= Prohaeresius =

Armenian teacher

Prohaeresius (Προαιρέσιος, Prohairesios; c. 276 – c. 368) was a fourth-century Armenian Christian teacher and rhetorician originally from Caesarea who taught in Athens. He was one of the leading sophists of the era along with Diophantus the Arab and Epiphanius of Syria.

==Early life==
Prior to moving to Athens, Prohaeresius studied under the rhetor Ulpianus of Ascalon in Antioch. In Prohaeresius' student days, he was so poor that he and his friend Hephaestion, having only one decent garment between them, wore it on alternate days.

He also studied under Julianus of Cappadocia, who taught a large number of students. Among Prohaeresius' disciples was also Eunapius. One time the students of Prohaeresius got into a fight with the students of the Spartan Apsines. The matter was taken to Julianus, then an old man who pleaded to Prohaeresius to settle the matter peacefully.

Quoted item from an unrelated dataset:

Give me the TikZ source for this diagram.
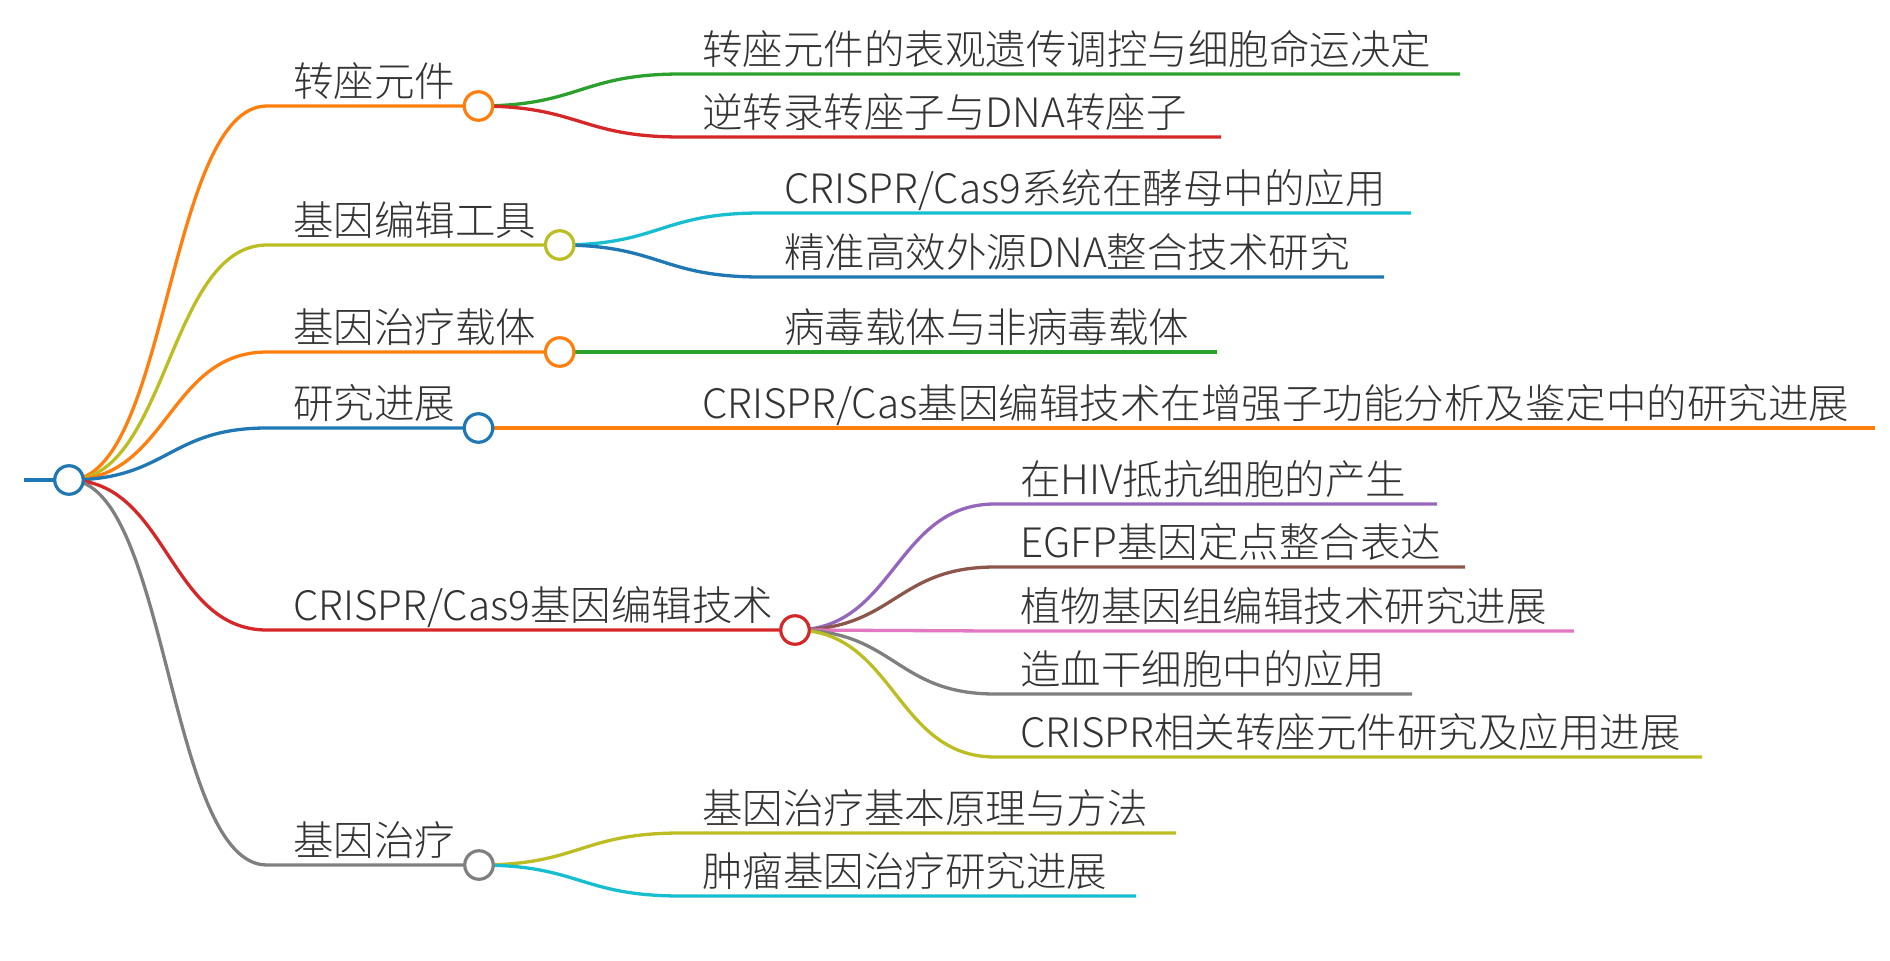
\documentclass[tikz,border=0pt]{standalone}
\usepackage{fontspec}
\IfFontExistsTF{Noto Sans CJK SC Light}{\setmainfont{Noto Sans CJK SC Light}}{\setmainfont{Noto Sans CJK SC}}
\usetikzlibrary{backgrounds}
\definecolor{cOrange}{HTML}{FF7F0E}
\definecolor{cOlive}{HTML}{BCBD22}
\definecolor{cBlue}{HTML}{1F77B4}
\definecolor{cRed}{HTML}{D62728}
\definecolor{cGray}{HTML}{7F7F7F}
\definecolor{cGreen}{HTML}{2CA02C}
\definecolor{cCyan}{HTML}{17BECF}
\definecolor{cPurple}{HTML}{9467BD}
\definecolor{cBrown}{HTML}{8C564B}
\definecolor{cPink}{HTML}{E377C2}
\definecolor{txt}{HTML}{333333}
\begin{document}
\begin{tikzpicture}[x=1pt,y=-1pt,
  lnk/.style={line width=3.3pt},
  dot/.style={circle, draw, fill=white, line width=3.2pt, minimum size=28.5pt, inner sep=0pt, outer sep=0pt},
  lbl/.style={anchor=base west, inner sep=0pt, text=txt, font=\fontsize{40.5}{48}\selectfont}]
\useasboundingbox (0,0) rectangle (1890,961);

% root
\node[dot, draw=cBlue] (root) at (69,480) {};
\coordinate (stub) at (24,480);

% level 1 circles
\node[dot, draw=cOrange] (d1) at (478.5,106) {};
\node[dot, draw=cOlive]  (d2) at (559.7,245) {};
\node[dot, draw=cOrange] (d3) at (559.7,352) {};
\node[dot, draw=cBlue]   (d4) at (478.5,428) {};
\node[dot, draw=cRed]    (d5) at (795,630) {};
\node[dot, draw=cGray]   (d6) at (479,865) {};

% level 1 labels
\node[lbl] (t1) at (293,96)  {转座元件};
\node[lbl] (t2) at (293,235) {基因编辑工具};
\node[lbl] (t3) at (293,342) {基因治疗载体};
\node[lbl] (t4) at (293,418) {研究进展};
\node[lbl] (t5) at (293,620) {CRISPR/Cas9基因编辑技术};
\node[lbl] (t6) at (293,855) {基因治疗};

% level 1 curve ends
\coordinate (k1) at (267,106);
\coordinate (k2) at (267,245);
\coordinate (k3) at (267,352);
\coordinate (k4) at (267,428);
\coordinate (k5) at (267,630);
\coordinate (k6) at (267,865);

% level 2 labels
\node[lbl] (s1)  at (702,64)   {转座元件的表观遗传调控与细胞命运决定};
\node[lbl] (s2)  at (702,127)  {逆转录转座子与DNA转座子};
\node[lbl] (s3)  at (784,203)  {CRISPR/Cas9系统在酵母中的应用};
\node[lbl] (s4)  at (784,267)  {精准高效外源DNA整合技术研究};
\node[lbl] (s5)  at (784,342)  {病毒载体与非病毒载体};
\node[lbl] (s6)  at (702,418)  {CRISPR/Cas基因编辑技术在增强子功能分析及鉴定中的研究进展};
\node[lbl] (s7)  at (1020,494) {在HIV抵抗细胞的产生};
\node[lbl] (s8)  at (1020,557) {EGFP基因定点整合表达};
\node[lbl] (s9)  at (1020,621) {植物基因组编辑技术研究进展};
\node[lbl] (s10) at (1020,684) {造血干细胞中的应用};
\node[lbl] (s11) at (1020,747) {CRISPR相关转座元件研究及应用进展};
\node[lbl] (s12) at (702,823)  {基因治疗基本原理与方法};
\node[lbl] (s13) at (702,886)  {肿瘤基因治疗研究进展};

% level 2 curve ends and underline ends
\coordinate (m1)  at (681,74);   \coordinate (u1)  at (1460,74);
\coordinate (m2)  at (681,137);  \coordinate (u2)  at (1221,137);
\coordinate (m3)  at (761,213);  \coordinate (u3)  at (1411,213);
\coordinate (m4)  at (761,277);  \coordinate (u4)  at (1384,277);
\coordinate (m5)  at (761,352);  \coordinate (u5)  at (1217,352);
\coordinate (m6)  at (681,428);  \coordinate (u6)  at (1875,428);
\coordinate (m7)  at (995,504);  \coordinate (u7)  at (1437,504);
\coordinate (m8)  at (995,567);  \coordinate (u8)  at (1465,567);
\coordinate (m9)  at (995,631);  \coordinate (u9)  at (1574,631);
\coordinate (m10) at (995,694);  \coordinate (u10) at (1412,694);
\coordinate (m11) at (995,757);  \coordinate (u11) at (1702,757);
\coordinate (m12) at (681,833);  \coordinate (u12) at (1176,833);
\coordinate (m13) at (681,896);  \coordinate (u13) at (1136,896);

\begin{scope}[on background layer]
\draw[cBlue, line width=4.8pt] (stub) -- (root.center);
% root -> level 1
\draw[lnk, cOrange] (root.center) .. controls (168,480) and (168,106) .. (k1) -- (d1.center);
\draw[lnk, cOlive]  (root.center) .. controls (168,480) and (168,245) .. (k2) -- (d2.center);
\draw[lnk, cOrange] (root.center) .. controls (168,480) and (168,352) .. (k3) -- (d3.center);
\draw[lnk, cBlue]   (root.center) .. controls (168,480) and (168,428) .. (k4) -- (d4.center);
\draw[lnk, cRed]    (root.center) .. controls (168,480) and (168,630) .. (k5) -- (d5.center);
\draw[lnk, cGray]   (root.center) .. controls (168,480) and (168,865) .. (k6) -- (d6.center);
% level 1 -> level 2
\draw[lnk, cGreen]  (d1.center) .. controls (580,106) and (580,74) .. (m1) -- (u1);
\draw[lnk, cRed]    (d1.center) .. controls (580,106) and (580,137) .. (m2) -- (u2);
\draw[lnk, cCyan]   (d2.center) .. controls (660,245) and (660,213) .. (m3) -- (u3);
\draw[lnk, cBlue]   (d2.center) .. controls (660,245) and (660,277) .. (m4) -- (u4);
\draw[lnk, cGreen]  (d3.center) -- (m5) -- (u5);
\draw[lnk, cOrange] (d4.center) -- (m6) -- (u6);
\draw[lnk, cPurple] (d5.center) .. controls (895,630) and (895,504) .. (m7) -- (u7);
\draw[lnk, cBrown]  (d5.center) .. controls (895,630) and (895,567) .. (m8) -- (u8);
\draw[lnk, cPink]   (d5.center) -- (m9) -- (u9);
\draw[lnk, cGray]   (d5.center) .. controls (895,630) and (895,694) .. (m10) -- (u10);
\draw[lnk, cOlive]  (d5.center) .. controls (895,630) and (895,757) .. (m11) -- (u11);
\draw[lnk, cOlive]  (d6.center) .. controls (580,865) and (580,833) .. (m12) -- (u12);
\draw[lnk, cCyan]   (d6.center) .. controls (580,865) and (580,896) .. (m13) -- (u13);
\end{scope}
\end{tikzpicture}
\end{document}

No textbooks written by Prohaeresius survive today, but his influence as a teacher is described by famous sophists and rhetoricians of the second half of the fourth century such as Himerius and Libanius.
Many Armenians had travelled to Athens to study under Prohaeresius whom Sozomenos called the most celebrated sophist of his age.

==Rome==
Attracted by the fame of this genius of erudition, the emperor Constans invited him to his palace in Gaul and entertained him magnificently, though the guest was very simple and ascetic in habits. He was then sent by the emperor to Rome, where he became an object of popular veneration, culminating in the erection of his statue, which bore the inscription Regina rerum Roma, Regi Eloquentiae, i.e., "(from) Rome, the queen of cities, to the king of eloquence".

Prohaeresius also received an honorary praetorian prefecture from the emperor. Some of his other notable students were Gregory of Nazianzus and Basil the Great. The historian Eunapius was Prohaeresius' favorite student and biographer. Eunapius reported that when the emperor Julian the Apostate banned Christians from holding chairs of education in 362, Prohaeresius was among them.

Prohaeresius was given a special dispensation. Julian the Apostate, a scholarly man who was made emperor against his desire in 361, greatly admired Prohaeresius, and in a letter spoke of his "exuberant and overflowing stream of speech...mighty in discourse, just like Pericles". In the hope of winning Prohaeresius to Theurgy, Julian maintained him in a professorial chair, dismissing all others; but Prohaeresius remained loyal to his faith, and voluntarily resigned his lucrative post.

Otherwise, Eunapius described Prohaeresius in pagan terms by comparing him to famous Greek mythological figures (Geryon and Hermes) and Athenian ruler Peisistratus. Overall Eunapius presented his teacher Prohaeresius as an icon of Hellenic holiness.

== Cultural depictions ==
Prohaeresius is depicted in a novella by the 19th-century Armenian author Raffi titled Paruyr Haykazn (1884; published in English translation as Prohaeresius). In the work, Raffi imagines a meeting between Prohaeresius and the Armenian historian Movses Khorenatsi, contrasting Khorenatsi's contributions to his own nation with Prohaeresius's contributions to a foreign one. The 20th-century Armenian writer Moushegh Ishkhan wrote a play with the same premise titled Paruyr Haykazn yev Movses Khorenatsi.